This month’s issue of Government Executive (subtitled Can’t Hire Can’t Fire) masterfully tackles the problems with America’s civil service system head on.
In the editor’s note, Tom Shoop highlights two areas of federal management that are particularly plagued by red tape: hiring and firing. While the government’s emphasis on fairness in hiring and firing is certainly worthwhile, Shoop acknowledges that, “it’s difficult to look at what the federal hiring and firing process has become and not conclude that some major changes are in order.”
In “Held Back” Kellie Lunney reports on the challenges of federal hiring. When asked in a survey conducted by the Government Business Council, federal employees identified the length of the hiring process as the most significant impediment to hiring qualified candidates in the federal government. For many government positions it can take months to fill a vacancy, by which point applicants lose interest or find work elsewhere.
Forty-three percent of respondents identified special hiring authorities as a problem. The government’s efforts to promote fairness and diversity and hire veterans and young people are laudable. However, as Lunney notes, they are also enshrouded in highly complicated rules and regulations that often leave hiring managers, HR staff, and applicants befuddled on who or how to give preference during hiring.
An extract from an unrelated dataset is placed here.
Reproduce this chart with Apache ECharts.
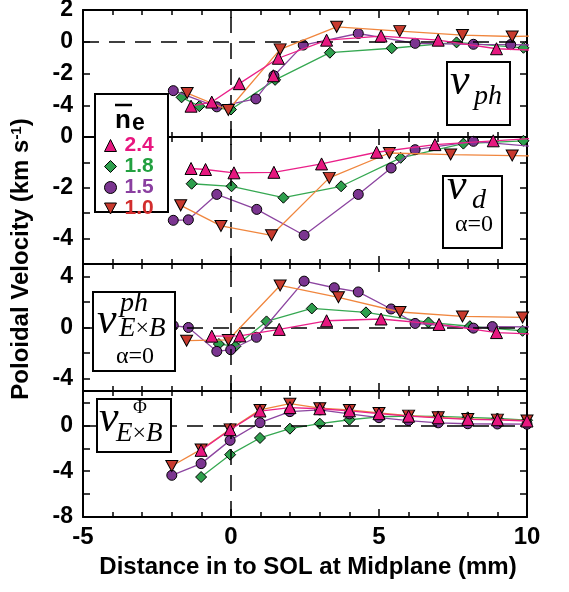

“There are so many factors about the person applying, the position for which he or she is applying, the authorities being used, and the agency in which the positions exist, that the system is beyond unwieldy,” the Merit Systems Protection Board wrote.
The website that houses nearly every federal job vacancy is a hodgepodge of civil service jargon and vague job descriptions. Over 40% of survey respondents agreed that the USAJobs’ application process is not useful for people trying to enter the civil service. Even an “advanced search” lacks the navigation tools to help link job-seekers to positions that align with their interests and qualifications.
Another one of the issue’s features, “Firing Line” by Eric Katz, looks at critics’ charges that it’s too hard to remove under-performing employees in the federal system. In a survey of federal employees, “nearly eight in 10 agreed that federal termination procedures ‘discourage the firing of poor performers.’”
In the article, Tim Curry (Deputy Associate Director for Partnership and Labor Relations at OPM) concedes that the process for terminating a federal employee is lengthy and difficult, saying “The procedures for terminating employees are perceived as a lengthy process.”
In a survey of federal employees, “nearly eight in 10 agreed that federal termination procedures ‘discourage the firing of poor performers.’”
However, this doesn’t mean federal employees are immune from reprimand. In fact, 24 federal employees are fired, on average, every day. However, the process is complicated and may require managers and HR personnel to navigate the Merit Systems Protection Board (MSPB), the Equal Employment Opportunity Commission (EEOC), or both, before an employee can be removed. Anecdotal evidence suggests that employee transfer is also a problem—some problem workers are given good reviews, or have their records expunged, only to move onto another office or agency within the government. The government’s firing rate in 2013 was only 0.47 percent.
“Is the disparity between public and private firing rates proof the federal system protects employees who can’t or won’t do their jobs? Or does it illustrate the rigor of a hiring process that weeds out most poor performers before they even start?”
Aside from the obstacles identified by federal employees, the Office of Personnel Management (the agency tasked with managing the civil service, creating personnel regulations, and overseeing federal HR policy) faces many institutional barriers of its own. Complex and outdated rules, restricted resources, inefficient personnel data systems, and a disconnect across agencies all contribute to a broader culture in the federal government that often leaves personnel management on the backburner.
But, Katz and Lunney argue the momentum for reform is growing. Federal agencies like HUD are undertaking human capital initiatives. The House has already passed a bill expanding firing authority for the VA. Last year, the Partnership for Public service released a lengthy report full of reforms for the federal civil service system. Although civil service reform is a topic with little political payoff, it might just be something the new Republican Congress and President Obama can agree on.